• **Task inputs**
--- --- ---

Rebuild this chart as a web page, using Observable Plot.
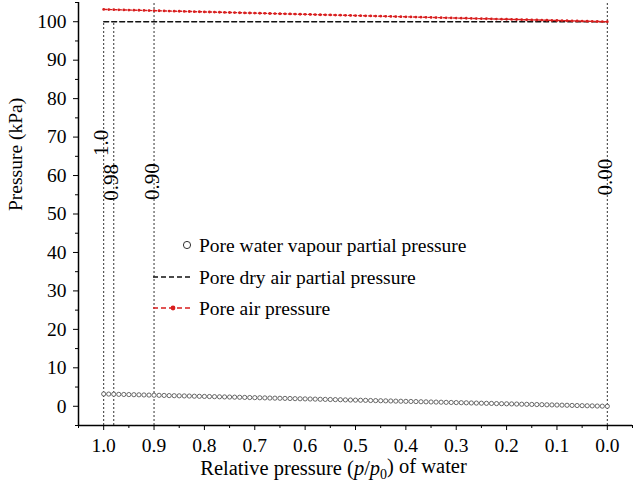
<!DOCTYPE html>
<html>
<head>
<meta charset="utf-8">
<script src="https://cdn.jsdelivr.net/npm/d3@7"></script>
<script src="https://cdn.jsdelivr.net/npm/@observablehq/plot@0.6"></script>
<style>
  html, body { margin: 0; padding: 0; background: #fff; }
  #chart { position: relative; width: 639px; height: 487px; }
  #chart svg, #chart svg text, #chart svg tspan { font-family: "Liberation Serif", "Times New Roman", serif !important; }
</style>
</head>
<body>
<div id="chart"></div>
<script>
// Relative pressure (p/p0) of water
const rh = [1.00,0.99,0.98,0.97,0.96,0.95,0.94,0.93,0.92,0.91,0.90,0.89,0.88,0.87,0.86,0.85,0.84,0.83,0.82,0.81,
  0.80,0.79,0.78,0.77,0.76,0.75,0.74,0.73,0.72,0.71,0.70,0.69,0.68,0.67,0.66,0.65,0.64,0.63,0.62,0.61,
  0.60,0.59,0.58,0.57,0.56,0.55,0.54,0.53,0.52,0.51,0.50,0.49,0.48,0.47,0.46,0.45,0.44,0.43,0.42,0.41,
  0.40,0.39,0.38,0.37,0.36,0.35,0.34,0.33,0.32,0.31,0.30,0.29,0.28,0.27,0.26,0.25,0.24,0.23,0.22,0.21,
  0.20,0.19,0.18,0.17,0.16,0.15,0.14,0.13,0.12,0.11,0.10,0.09,0.08,0.07,0.06,0.05,0.04,0.03,0.02,0.01,0.00];
// Pore water vapour partial pressure (kPa)
const vapour = [3.20,3.17,3.14,3.10,3.07,3.04,3.01,2.98,2.94,2.91,2.88,2.85,2.82,2.78,2.75,2.72,2.69,2.66,2.62,2.59,
  2.56,2.53,2.50,2.46,2.43,2.40,2.37,2.34,2.30,2.27,2.24,2.21,2.18,2.14,2.11,2.08,2.05,2.02,1.98,1.95,
  1.92,1.89,1.86,1.82,1.79,1.76,1.73,1.70,1.66,1.63,1.60,1.57,1.54,1.50,1.47,1.44,1.41,1.38,1.34,1.31,
  1.28,1.25,1.22,1.18,1.15,1.12,1.09,1.06,1.02,0.99,0.96,0.93,0.90,0.86,0.83,0.80,0.77,0.74,0.70,0.67,
  0.64,0.61,0.58,0.54,0.51,0.48,0.45,0.42,0.38,0.35,0.32,0.29,0.26,0.22,0.19,0.16,0.13,0.10,0.06,0.03,0.00];
// Pore air pressure (kPa)
const airPressure = [103.20,103.17,103.14,103.10,103.07,103.04,103.01,102.98,102.94,102.91,102.88,102.85,102.82,102.78,102.75,102.72,102.69,102.66,102.62,102.59,
  102.56,102.53,102.50,102.46,102.43,102.40,102.37,102.34,102.30,102.27,102.24,102.21,102.18,102.14,102.11,102.08,102.05,102.02,101.98,101.95,
  101.92,101.89,101.86,101.82,101.79,101.76,101.73,101.70,101.66,101.63,101.60,101.57,101.54,101.50,101.47,101.44,101.41,101.38,101.34,101.31,
  101.28,101.25,101.22,101.18,101.15,101.12,101.09,101.06,101.02,100.99,100.96,100.93,100.90,100.86,100.83,100.80,100.77,100.74,100.70,100.67,
  100.64,100.61,100.58,100.54,100.51,100.48,100.45,100.42,100.38,100.35,100.32,100.29,100.26,100.22,100.19,100.16,100.13,100.10,100.06,100.03,100.00];
// Pore dry air partial pressure (kPa)
const dryX = [1.0, 0.0];
const dryAir = [100, 100];

// Reference vertical lines
const refX = [1.0, 0.98, 0.90, 0.00];
const refTop = [100, 100, 105, 105];
const refLabels = ["1.0", "0.98", "0.90", "0.00"];
const refLabelY = [68.5, 58.2, 58.4, 59.6];

// Axis ticks
const xTicks = [1.0, 0.9, 0.8, 0.7, 0.6, 0.5, 0.4, 0.3, 0.2, 0.1, 0.0];
const xMinor = [1.05, 0.95, 0.85, 0.75, 0.65, 0.55, 0.45, 0.35, 0.25, 0.15, 0.05, -0.05];
const yTicks = [0, 10, 20, 30, 40, 50, 60, 70, 80, 90, 100];
const yMinor = [-5, 5, 15, 25, 35, 45, 55, 65, 75, 85, 95, 105];

const seriesNames = ["Pore water vapour partial pressure", "Pore dry air partial pressure", "Pore air pressure"];
const xTitle = "Relative pressure (p/p0) of water";
const yTitle = "Pressure (kPa)";

const RED = "#d81e1e";
const FONT = "'Liberation Serif', 'Times New Roman', serif";

const pts = rh.map((x, i) => ({rh: x, vapour: vapour[i], air: airPressure[i]}));
const dry = dryX.map((x, i) => ({rh: x, p: dryAir[i]}));
const refs = refX.map((x, i) => ({x, top: refTop[i], label: refLabels[i], ly: refLabelY[i]}));

const plot = Plot.plot({
  width: 639,
  height: 487,
  marginLeft: 78,
  marginRight: 7,
  marginTop: 2,
  marginBottom: 62,
  style: {fontFamily: FONT, fontSize: "19px", color: "black", background: "white"},
  x: {domain: [1.05, -0.05]},
  y: {domain: [-5, 105]},
  marks: [
    Plot.ruleX(refs, {x: "x", y1: -5, y2: "top", stroke: "#333", strokeWidth: 1, strokeDasharray: "2,2"}),
    Plot.text(refs, {x: "x", y: "ly", text: "label", rotate: -90, fontSize: 21, dx: -2, fill: "black"}),
    Plot.line(dry, {x: "rh", y: "p", stroke: "#111", strokeWidth: 1.3, strokeDasharray: "5,3"}),
    Plot.line(pts, {x: "rh", y: "air", stroke: RED, strokeWidth: 1.4, strokeDasharray: "3,2"}),
    Plot.dot(pts, {x: "rh", y: "air", r: 1.4, fill: RED}),
    Plot.dot(pts, {x: "rh", y: "vapour", r: 2.1, stroke: "#444", strokeWidth: 0.8, fill: "white"}),
    Plot.axisX({ticks: xTicks, tickSize: 5, tickPadding: 8, fontSize: 19.5, tickFormat: d3.format(".1f"), label: null}),
    Plot.axisX({ticks: xMinor, tickSize: 3, tickFormat: () => "", label: null}),
    Plot.axisY({ticks: yTicks, tickSize: 5, tickPadding: 7, fontSize: 19.5, label: null}),
    Plot.axisY({ticks: yMinor, tickSize: 3, tickFormat: () => "", label: null}),
    Plot.ruleX([1.05], {stroke: "black", strokeWidth: 1.5}),
    Plot.ruleY([-5], {stroke: "black", strokeWidth: 1.5}),
    Plot.text([yTitle], {frameAnchor: "left", text: d => d, rotate: -90, dx: -63, dy: -3, fontSize: 19.5, fill: "black"}),
    Plot.text([xTitle], {frameAnchor: "bottom", text: d => d, dx: -22, dy: 49, fontSize: 20.5, fill: "black"})
  ]
});

// Italic p and subscript 0 in the x title
d3.select(plot).selectAll("text").filter(function() { return this.textContent === xTitle; })
  .each(function() {
    const t = d3.select(this);
    t.text(null);
    t.append("tspan").text("Relative pressure (");
    t.append("tspan").attr("font-style", "italic").text("p");
    t.append("tspan").text("/");
    t.append("tspan").attr("font-style", "italic").text("p");
    t.append("tspan").attr("font-size", "14px").attr("dy", "0.3em").text("0");
    t.append("tspan").attr("dy", "-0.3em").text(") of water");
  });

// Legend
const svg = d3.select(plot);
svg.attr("font-family", FONT);
const lg = svg.append("g").attr("font-family", FONT).attr("font-size", 19.5)
  .attr("fill", "black").attr("text-anchor", "start");
const rows = [245, 277, 308];
const textX = 199;
lg.append("circle").attr("cx", 187).attr("cy", rows[0]).attr("r", 3.6)
  .attr("fill", "white").attr("stroke", "#333").attr("stroke-width", 1);
lg.append("line").attr("x1", 153).attr("x2", 193).attr("y1", rows[1]).attr("y2", rows[1])
  .attr("stroke", "#111").attr("stroke-width", 1.3).attr("stroke-dasharray", "5,3");
lg.append("line").attr("x1", 153).attr("x2", 193).attr("y1", rows[2]).attr("y2", rows[2])
  .attr("stroke", RED).attr("stroke-width", 1.3).attr("stroke-dasharray", "5,3");
lg.append("circle").attr("cx", 173).attr("cy", rows[2]).attr("r", 2.4).attr("fill", RED);
seriesNames.forEach((name, i) => {
  lg.append("text").attr("x", textX).attr("y", rows[i]).attr("dy", "0.35em")
    .attr("text-anchor", "start").text(name);
});

document.getElementById("chart").appendChild(plot);
</script>
</body>
</html>
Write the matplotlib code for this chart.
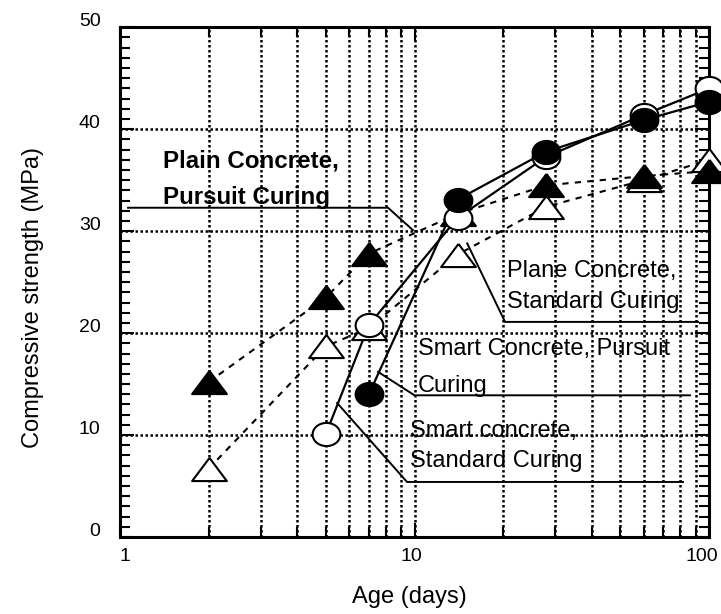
import numpy as np
import matplotlib.pyplot as plt
import matplotlib.transforms as mtransforms

plt.rcParams['font.family'] = ['Liberation Sans', 'DejaVu Sans']

# Dane (wiek w dniach, wytrzymalosc w MPa)
age_sc_std = [5, 7, 14, 28, 60, 100]
str_sc_std = [10.1, 20.8, 31.3, 37.3, 41.4, 44.0]      # smart concrete, standard curing

age_sc_pur = [7, 14, 28, 60, 100]
str_sc_pur = [14.0, 33.1, 37.8, 40.9, 42.7]            # smart concrete, pursuit curing

age_pc_pur = [2, 5, 7, 14, 28, 60, 100]
str_pc_pur = [15.2, 23.5, 27.8, 31.7, 34.5, 35.4, 35.9]  # plain concrete, pursuit curing

age_pc_std = [2, 5, 7, 14, 28, 60, 100]
str_pc_std = [6.7, 18.7, 20.5, 27.7, 32.4, 35.0, 37.0]   # plain concrete, standard curing

x_ticks = [1, 10, 100]
x_minor = [2, 3, 4, 5, 6, 7, 8, 9, 20, 30, 40, 50, 60, 70, 80, 90]
y_ticks = [0, 10, 20, 30, 40, 50]

# opisy z liniami odniesienia: (linie tekstu, pozycja x, baseline y, punkty linii)
labels = [
    (["Plain Concrete,", "Pursuit Curing"], 1.40, [36.2, 32.7], 'bold',
     [(1.065, 32.3), (8.13, 32.3), (9.88, 30.1)]),
    (["Plane Concrete,", "Standard Curing"], 20.6, [25.5, 22.5], 'normal',
     [(15.1, 28.8), (20.3, 21.1), (91.8, 21.1)]),
    (["Smart Concrete, Pursuit", "Curing"], 10.28, [17.9, 14.2], 'normal',
     [(7.52, 16.2), (10.0, 13.9), (86.2, 13.9)]),
    (["Smart concrete,", "Standard Curing"], 9.66, [9.8, 6.9], 'normal',
     [(5.46, 13.15), (9.43, 5.4), (81.6, 5.4)]),
]

# markery - troche szersze niz wyzsze, jak w oryginale
t = np.linspace(0, 2 * np.pi, 61)
ellipse = list(zip(1.2 * np.cos(t), np.sin(t)))
triangle = [(0, 1), (-1.5, -1), (1.5, -1), (0, 1)]

fig = plt.figure(figsize=(7.21, 6.14), dpi=100)
ax = fig.add_axes([120 / 721, 1 - 537 / 614, 589 / 721, 509.7 / 614])
ax.set_xscale('log')
ax.set_xlim(1, 100)
ax.set_ylim(0, 50)

# linie danych
ax.plot(age_pc_std, str_pc_std, color='black', lw=1.5, ls=(0, (3, 3)), zorder=2)
ax.plot(age_pc_pur, str_pc_pur, color='black', lw=1.5, ls=(0, (3, 3)), zorder=2)
ax.plot(age_sc_std, str_sc_std, color='black', lw=1.6, zorder=2)
ax.plot(age_sc_pur, str_sc_pur, color='black', lw=1.6, zorder=2)

# markery (nie przycinane przy prawej krawedzi)
ax.plot(age_pc_std, str_pc_std, ls='none', marker=triangle, ms=25, mfc='white',
        mec='black', mew=1.5, zorder=3, clip_on=False)
ax.plot(age_pc_pur, str_pc_pur, ls='none', marker=triangle, ms=25, mfc='black',
        mec='black', mew=1.5, zorder=4, clip_on=False)
ax.plot(age_sc_std, str_sc_std, ls='none', marker=ellipse, ms=20, mfc='white',
        mec='black', mew=1.5, zorder=5, clip_on=False)
ax.plot(age_sc_pur, str_sc_pur, ls='none', marker=ellipse, ms=20, mfc='black',
        mec='black', mew=1.5, zorder=6, clip_on=False)

# opisy
for lines, tx, ty, weight, pts in labels:
    for line, yb in zip(lines, ty):
        ax.text(tx, yb, line, fontsize=17 if weight == 'normal' else 17.4,
                fontweight=weight, va='baseline', ha='left', zorder=7)
    px, py = zip(*pts)
    ax.plot(px, py, color='black', lw=1.4, zorder=2)

# osie
ax.set_xticks(x_ticks)
ax.set_xticklabels([str(v) for v in x_ticks])
ax.set_xticks(x_minor, minor=True)
ax.set_xticklabels([], minor=True)
ax.set_yticks(y_ticks)
ax.set_yticks(np.arange(0, 51, 1), minor=True)

ax.grid(True, which='both', axis='x', color='black', lw=1.8, ls=(0, (1, 1)), zorder=1)
ax.grid(True, which='major', axis='y', color='black', lw=1.8, ls=(0, (1, 1)), zorder=1)
ax.set_axisbelow(True)

ax.tick_params(which='both', direction='in', top=True, right=True, colors='black')
ax.tick_params(which='major', length=10, width=1.5)
ax.tick_params(which='minor', length=7, width=1.5)
ax.tick_params(axis='y', labelsize=14, pad=14)
ax.tick_params(axis='x', labelsize=14, pad=8)

shift = mtransforms.ScaledTranslation(0, 8 / 100, fig.dpi_scale_trans)
for lab in ax.get_yticklabels():
    lab.set_transform(lab.get_transform() + shift)
# x: etykiety lekko przesuniete jak w oryginale
x_shift_px = [5, -3, -7]
for lab, dx in zip(ax.get_xticklabels(), x_shift_px):
    lab.set_transform(lab.get_transform() +
                      mtransforms.ScaledTranslation(dx / 100, 0, fig.dpi_scale_trans))

for sp in ax.spines.values():
    sp.set_linewidth(2.2)

ax.set_xlabel('Age (days)', fontsize=17)
ax.set_ylabel('Compressive strength (MPa)', fontsize=17)
ax.xaxis.set_label_coords(0.492, -0.097)
ax.yaxis.set_label_coords(-0.129, 0.47)

fig.savefig('out.png', dpi=100)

--- --- ---

Quote only the lines running from the line with "Write the matplotlib code for this chart." to the line with "str_pc_pur = [15.2, 23.5, 27.8, 31.7, 34.5, 35.4, 35.9]", ends included, exactly as they appear and without the pictures.

• **Output for this task**
Write the matplotlib code for this chart.
import numpy as np
import matplotlib.pyplot as plt
import matplotlib.transforms as mtransforms

plt.rcParams['font.family'] = ['Liberation Sans', 'DejaVu Sans']

# Dane (wiek w dniach, wytrzymalosc w MPa)
age_sc_std = [5, 7, 14, 28, 60, 100]
str_sc_std = [10.1, 20.8, 31.3, 37.3, 41.4, 44.0]      # smart concrete, standard curing

age_sc_pur = [7, 14, 28, 60, 100]
str_sc_pur = [14.0, 33.1, 37.8, 40.9, 42.7]            # smart concrete, pursuit curing

age_pc_pur = [2, 5, 7, 14, 28, 60, 100]
str_pc_pur = [15.2, 23.5, 27.8, 31.7, 34.5, 35.4, 35.9]  # plain concrete, pursuit curing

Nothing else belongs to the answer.